NY Times Fawns Over Radio Host ‘Fighting Brexiteers With Logic...Eviscerating Leavers'

February 10th, 2019 6:56 PM

New York Times’ reporter David Segal jeered supporters of Brexit, the 2016 vote in which Britain voted narrowly to leave the European Union, with a profile of a London radio host: “The Fame and Folly of Fighting Brexiteers With Logic -- A talk radio host wields facts, eviscerating Leavers and racking up YouTube clicks.”

It seems like a strange story selection, until you remember that mocking Brexiteers and portraying them as ignorant racists has been stock in trade for the New York Times ever since the vote, and the paper wouldn’t miss another go at it.

Segal is condescending and snide on the front page of Sunday Business, comparing Brexit voters to suicide attempters, while relishing host O’Brien owning the stupid Leavers.

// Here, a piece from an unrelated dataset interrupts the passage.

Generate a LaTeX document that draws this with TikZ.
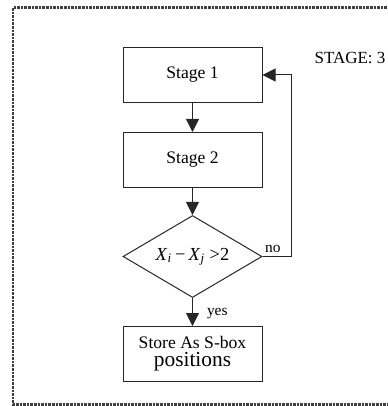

The talk radio host James O’Brien generally speaks to callers in the calm, resolute tone of a guy working at a suicide prevention hotline. Many of those callers ardently want Britain to leave the European Union, an idea that Mr. O’Brien regards as an economic calamity in the making. To him, the upsides of staying in the union are a matter of irrefutable logic.

But logic is of surprisingly little help in the epic, quasi-comical confrontations he has with listeners. Typical was a recent exchange with a caller named Julian, who contended that the Tory government had failed to convince the bloc that it was ready to leave without a deal -- a common lament among Brexiteers unhappy with the government’s negotiating tactics.

Not true, Mr. O’Brien countered.

“March 2018, the European Union published 80 ‘no deal’ notices explaining the preparations they were making,” Mr. O’Brien said. “That’s nearly a year ago.”

Julian was unpersuaded. Mr. O’Brien repeated his case, then dropped the placating approach. He raised his voice and brought out the shiv.

“For you to sit here on national radio and say we never really made them fear that no deal was a possibility, it’s not even silly, Julian,” Mr. O’Brien said, barely suppressing his anger. “It’s like arguing that the moon is made of cheese” -- and the next words he seemed to put in italics -- “while sitting on the moon.”

There was a long pause.

“I don’t agree,” said Julian.

....

....His guiding premise is that ideological opponents simply have not grasped or heard the facts, and that once they do, they will change their mind, live on the radio.

It never happens. On some level, this is surprising because in the two and a half years since a slim majority of voters backed Brexit in a referendum, many of the arguments for leaving the European Union have been discredited and abandoned by high-profile advocates.

He switched to channeling O’Brien’s condescension toward Leave voters.

Mr. O’Brien often expresses great sympathy for Leavers, many of whom he believes have been lied to by political opportunists. That said, his show is hardly a venue for national reconciliation. His audience is mostly Remainers; many tune in to eavesdrop on the public eviscerations of Leavers.

Spiked editor Brendan O’Neill has a less sunny view of the radio host, calling O’Brien a “professional snob” and accusing him of misleading anecdotes, such as falsely blaming a move, by Nissan from Sunderland to Japan, on Brexit.

Segal expressed similar contempt for Leavers in April 2018, in the snidely titled “In Brexit Vote, Town’s Nostalgia for Seafaring Past Muddied Its Future.” Segal explained that “facts” can’t compete with “sentiment and history.”

Incidentally, respect for talk radio in the New York Times comes and goes. The paper spent decades going after dangerous right-wing trash talkers on talk radio, but became more supportive when it came to left-wing radio hosts.